### Task
Return the lines that follow, exactly as they appear, from the first through the one containing "184, 234, 297];"; no pictures are to be included.
:::
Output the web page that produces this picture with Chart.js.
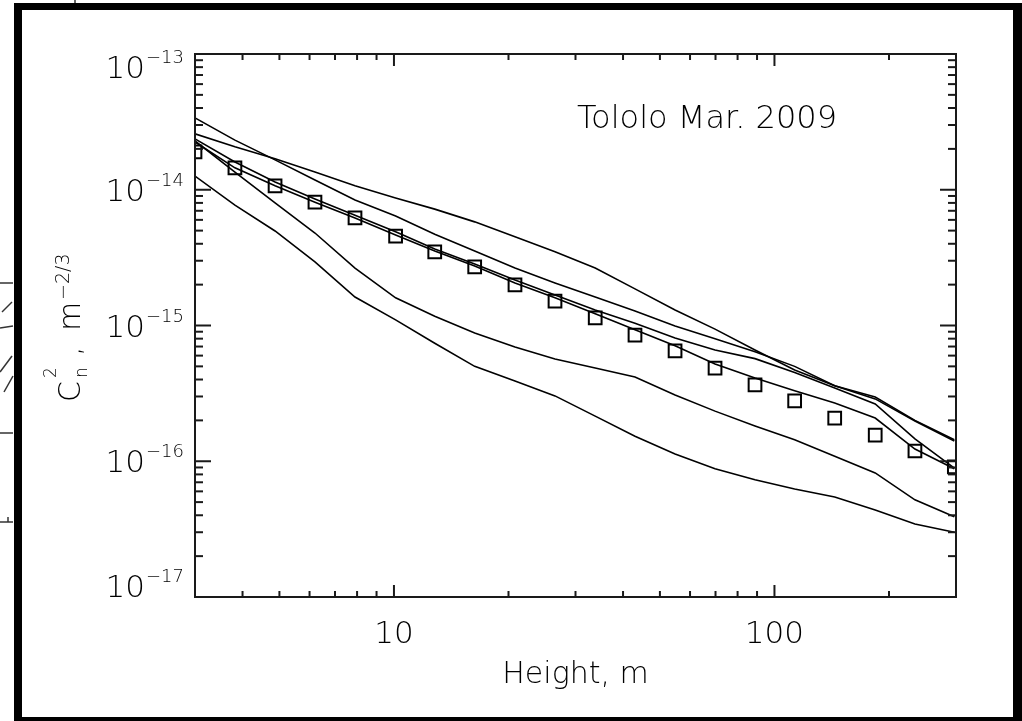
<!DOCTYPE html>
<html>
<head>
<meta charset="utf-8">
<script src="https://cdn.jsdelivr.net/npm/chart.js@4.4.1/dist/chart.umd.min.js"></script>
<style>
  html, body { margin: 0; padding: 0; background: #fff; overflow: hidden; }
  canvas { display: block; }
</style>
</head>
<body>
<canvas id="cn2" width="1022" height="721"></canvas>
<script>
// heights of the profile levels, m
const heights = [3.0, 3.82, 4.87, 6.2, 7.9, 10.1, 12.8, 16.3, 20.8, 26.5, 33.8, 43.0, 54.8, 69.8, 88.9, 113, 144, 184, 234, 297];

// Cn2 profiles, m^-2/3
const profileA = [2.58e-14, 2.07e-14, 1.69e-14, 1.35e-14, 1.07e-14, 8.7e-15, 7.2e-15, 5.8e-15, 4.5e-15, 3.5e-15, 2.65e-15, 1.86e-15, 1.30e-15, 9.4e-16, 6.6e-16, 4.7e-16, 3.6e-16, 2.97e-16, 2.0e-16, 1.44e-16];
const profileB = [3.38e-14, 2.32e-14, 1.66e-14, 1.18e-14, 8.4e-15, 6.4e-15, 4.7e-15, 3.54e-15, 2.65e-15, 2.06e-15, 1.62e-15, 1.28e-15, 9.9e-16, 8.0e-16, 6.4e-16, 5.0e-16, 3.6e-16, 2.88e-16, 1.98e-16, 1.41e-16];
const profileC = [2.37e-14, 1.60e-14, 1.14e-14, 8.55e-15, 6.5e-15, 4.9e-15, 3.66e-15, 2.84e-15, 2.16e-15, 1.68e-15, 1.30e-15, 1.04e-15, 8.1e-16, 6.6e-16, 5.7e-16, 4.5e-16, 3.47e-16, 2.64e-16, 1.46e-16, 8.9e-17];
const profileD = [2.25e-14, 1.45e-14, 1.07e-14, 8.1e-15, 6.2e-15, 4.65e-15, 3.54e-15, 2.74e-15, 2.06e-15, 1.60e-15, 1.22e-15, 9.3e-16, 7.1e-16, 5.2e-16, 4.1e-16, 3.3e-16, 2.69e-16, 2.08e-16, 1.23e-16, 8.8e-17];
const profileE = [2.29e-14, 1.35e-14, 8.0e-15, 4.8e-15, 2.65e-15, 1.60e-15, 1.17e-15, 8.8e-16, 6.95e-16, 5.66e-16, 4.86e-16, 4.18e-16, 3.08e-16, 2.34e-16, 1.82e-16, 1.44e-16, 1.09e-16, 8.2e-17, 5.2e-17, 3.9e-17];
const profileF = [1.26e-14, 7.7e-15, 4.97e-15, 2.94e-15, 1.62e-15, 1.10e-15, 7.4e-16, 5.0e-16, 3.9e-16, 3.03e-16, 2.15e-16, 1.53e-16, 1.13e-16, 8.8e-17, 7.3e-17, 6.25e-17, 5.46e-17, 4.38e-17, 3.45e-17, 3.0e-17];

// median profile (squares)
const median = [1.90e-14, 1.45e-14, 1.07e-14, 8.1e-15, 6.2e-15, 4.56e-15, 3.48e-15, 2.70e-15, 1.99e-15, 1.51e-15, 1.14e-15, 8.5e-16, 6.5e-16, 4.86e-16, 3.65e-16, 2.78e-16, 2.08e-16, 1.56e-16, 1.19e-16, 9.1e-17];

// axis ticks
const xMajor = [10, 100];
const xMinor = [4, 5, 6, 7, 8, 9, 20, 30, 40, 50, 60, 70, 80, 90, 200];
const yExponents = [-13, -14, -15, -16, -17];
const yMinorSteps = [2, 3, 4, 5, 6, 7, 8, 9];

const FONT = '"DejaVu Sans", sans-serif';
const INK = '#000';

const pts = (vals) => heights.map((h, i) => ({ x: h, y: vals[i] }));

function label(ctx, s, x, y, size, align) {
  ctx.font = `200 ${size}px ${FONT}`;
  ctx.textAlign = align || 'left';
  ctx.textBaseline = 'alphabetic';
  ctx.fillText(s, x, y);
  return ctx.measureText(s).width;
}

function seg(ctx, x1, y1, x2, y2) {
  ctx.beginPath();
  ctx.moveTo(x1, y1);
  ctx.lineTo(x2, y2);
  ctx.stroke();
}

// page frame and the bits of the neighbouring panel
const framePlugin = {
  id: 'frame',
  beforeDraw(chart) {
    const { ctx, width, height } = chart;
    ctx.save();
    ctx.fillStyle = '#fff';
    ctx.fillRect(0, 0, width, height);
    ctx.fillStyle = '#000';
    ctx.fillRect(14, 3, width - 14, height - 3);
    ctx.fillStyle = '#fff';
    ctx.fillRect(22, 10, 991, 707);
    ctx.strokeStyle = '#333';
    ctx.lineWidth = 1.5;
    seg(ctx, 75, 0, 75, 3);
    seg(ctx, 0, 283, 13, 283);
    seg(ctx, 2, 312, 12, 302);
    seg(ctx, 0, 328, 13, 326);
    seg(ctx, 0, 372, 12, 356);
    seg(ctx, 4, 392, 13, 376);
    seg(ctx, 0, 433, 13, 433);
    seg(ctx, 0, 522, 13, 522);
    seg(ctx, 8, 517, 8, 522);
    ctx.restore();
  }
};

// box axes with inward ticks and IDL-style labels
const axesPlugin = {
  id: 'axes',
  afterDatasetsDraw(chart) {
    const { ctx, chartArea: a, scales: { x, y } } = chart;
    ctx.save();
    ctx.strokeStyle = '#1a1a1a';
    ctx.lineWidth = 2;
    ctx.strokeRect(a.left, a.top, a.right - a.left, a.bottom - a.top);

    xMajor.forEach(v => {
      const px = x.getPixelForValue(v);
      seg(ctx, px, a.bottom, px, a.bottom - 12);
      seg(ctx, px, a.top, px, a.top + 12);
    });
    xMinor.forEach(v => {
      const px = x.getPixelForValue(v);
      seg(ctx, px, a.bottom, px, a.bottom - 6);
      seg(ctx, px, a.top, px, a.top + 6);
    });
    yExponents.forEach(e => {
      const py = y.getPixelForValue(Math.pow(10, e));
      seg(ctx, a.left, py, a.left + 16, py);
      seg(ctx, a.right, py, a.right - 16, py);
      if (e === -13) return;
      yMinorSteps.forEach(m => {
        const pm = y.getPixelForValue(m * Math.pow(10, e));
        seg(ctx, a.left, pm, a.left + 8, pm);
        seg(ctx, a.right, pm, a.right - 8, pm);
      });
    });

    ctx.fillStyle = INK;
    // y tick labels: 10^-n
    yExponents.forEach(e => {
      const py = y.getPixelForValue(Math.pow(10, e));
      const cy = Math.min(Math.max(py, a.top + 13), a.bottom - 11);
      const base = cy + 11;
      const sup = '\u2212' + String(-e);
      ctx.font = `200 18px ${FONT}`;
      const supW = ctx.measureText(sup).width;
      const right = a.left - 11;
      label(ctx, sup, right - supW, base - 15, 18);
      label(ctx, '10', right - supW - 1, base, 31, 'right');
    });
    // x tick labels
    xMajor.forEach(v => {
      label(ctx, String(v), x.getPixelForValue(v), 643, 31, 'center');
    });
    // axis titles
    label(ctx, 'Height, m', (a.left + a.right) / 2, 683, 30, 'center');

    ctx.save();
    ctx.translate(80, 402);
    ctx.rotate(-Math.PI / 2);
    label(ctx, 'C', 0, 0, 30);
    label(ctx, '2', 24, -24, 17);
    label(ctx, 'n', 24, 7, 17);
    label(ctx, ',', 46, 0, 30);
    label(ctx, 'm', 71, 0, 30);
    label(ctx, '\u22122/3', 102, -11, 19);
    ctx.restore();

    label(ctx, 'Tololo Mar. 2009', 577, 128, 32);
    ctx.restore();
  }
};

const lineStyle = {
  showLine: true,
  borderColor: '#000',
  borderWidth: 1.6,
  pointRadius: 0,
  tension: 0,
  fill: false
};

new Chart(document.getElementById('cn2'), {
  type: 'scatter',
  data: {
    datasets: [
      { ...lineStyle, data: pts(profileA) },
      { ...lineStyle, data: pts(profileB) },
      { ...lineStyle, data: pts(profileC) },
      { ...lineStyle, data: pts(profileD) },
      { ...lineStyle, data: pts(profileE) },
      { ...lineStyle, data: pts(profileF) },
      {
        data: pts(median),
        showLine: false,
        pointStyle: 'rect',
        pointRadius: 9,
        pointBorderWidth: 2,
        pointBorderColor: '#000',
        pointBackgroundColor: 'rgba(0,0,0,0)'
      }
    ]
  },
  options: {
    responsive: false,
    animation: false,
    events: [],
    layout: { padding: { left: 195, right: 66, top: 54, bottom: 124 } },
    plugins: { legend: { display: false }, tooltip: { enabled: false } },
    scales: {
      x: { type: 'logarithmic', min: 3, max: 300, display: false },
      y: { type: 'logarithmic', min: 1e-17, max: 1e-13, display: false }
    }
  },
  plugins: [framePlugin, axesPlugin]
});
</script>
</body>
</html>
:::
### The response
Output the web page that produces this picture with Chart.js.
<!DOCTYPE html>
<html>
<head>
<meta charset="utf-8">
<script src="https://cdn.jsdelivr.net/npm/chart.js@4.4.1/dist/chart.umd.min.js"></script>
<style>
  html, body { margin: 0; padding: 0; background: #fff; overflow: hidden; }
  canvas { display: block; }
</style>
</head>
<body>
<canvas id="cn2" width="1022" height="721"></canvas>
<script>
// heights of the profile levels, m
const heights = [3.0, 3.82, 4.87, 6.2, 7.9, 10.1, 12.8, 16.3, 20.8, 26.5, 33.8, 43.0, 54.8, 69.8, 88.9, 113, 144, 184, 234, 297];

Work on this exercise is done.